An alternative, but equivalent, formula is

$\mathcal{W} = {1 \over 4} \int_S (k_1 - k_2)^2 \, dA$

where $k_1$ and $k_2$ are the principal curvatures of the surface.

===Properties===
The Willmore energy is always greater than or equal to zero. A round sphere has zero Willmore energy.

The Willmore energy can be considered a functional on the space of embeddings of a given surface, in the sense of the calculus of variations, and one can vary the embedding of a surface, while leaving it topologically unaltered.
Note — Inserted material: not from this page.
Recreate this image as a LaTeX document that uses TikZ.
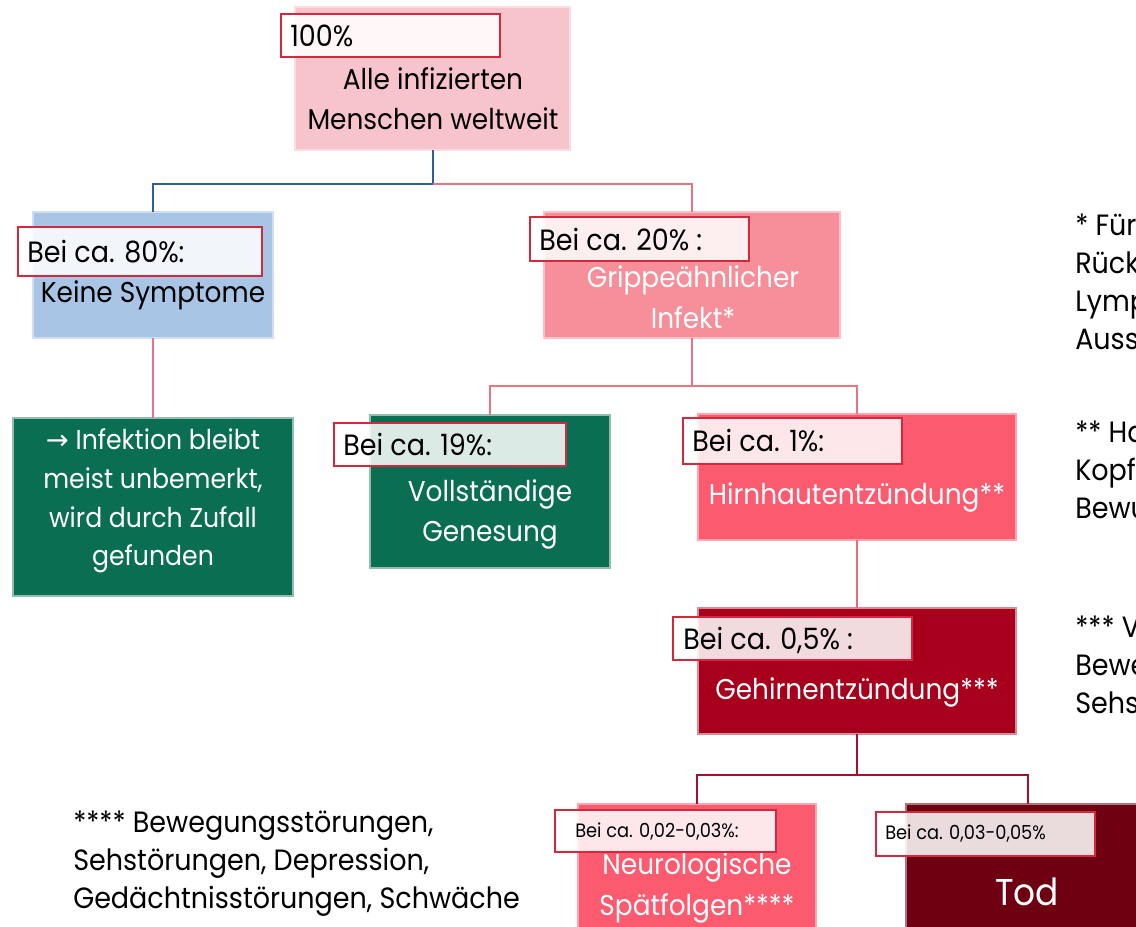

The form $(k_1-k_2)^2 \, dA$ is unchanged after a conformal transformation, so the value of the Willmore energy is conformally invariant.

==Critical points==
A basic problem in the calculus of variations is to find the critical points and minima of a functional. The critical points of Willmore energy are called Willmore surfaces.

For a given topological space, this is equivalent to finding the critical points of the function
$\int_S H^2 \, dA$
since the Euler characteristic is constant.

One can find (local) minima for the Willmore energy by gradient descent, which in this context is called Willmore flow.

For embeddings of the sphere in 3-space, the critical points have been classified: they are all equivalent to minimal surfaces by a conformal transformation, the round sphere is the minimum, and all other critical values are integer multiples of 4$\pi$.

==Willmore flow==
The Willmore flow is the geometric flow corresponding to the Willmore energy;
it is an $L^2$-gradient flow.

$e[{\mathcal{M}}]=\frac{1}{2} \int_{\mathcal{M}} H^2\, \mathrm{d}A$

where H stands for the mean curvature of the manifold $\mathcal{M}$.

Flow lines satisfy the differential equation:
$\partial_t x(t) = -\nabla \mathcal{W}[x(t)] \,$
where $x$ is a point belonging to the surface.

This flow leads to an evolution problem in differential geometry: the surface $\mathcal{M}$ is evolving
in time to follow variations of steepest descent of the energy. Like surface diffusion it is a fourth-order
flow, since the variation of the energy contains fourth derivatives.

==Applications==
- In general relativity, the Willmore energy arises in the study of quasi-local notions of gravitational mass. In particular, surfaces that are critical points of the Willmore energy under an area constraint, known as area-constrained Willmore surfaces, play a role in the analysis of the Hawking quasi-local energy, where they provide geometrically distinguished families for studying properties such as positivity, monotonicity, and asymptotic behavior.

- Cell membranes tend to position themselves so as to minimize Willmore energy.

- Willmore energy is used in constructing a class of optimal sphere eversions, the minimax eversions.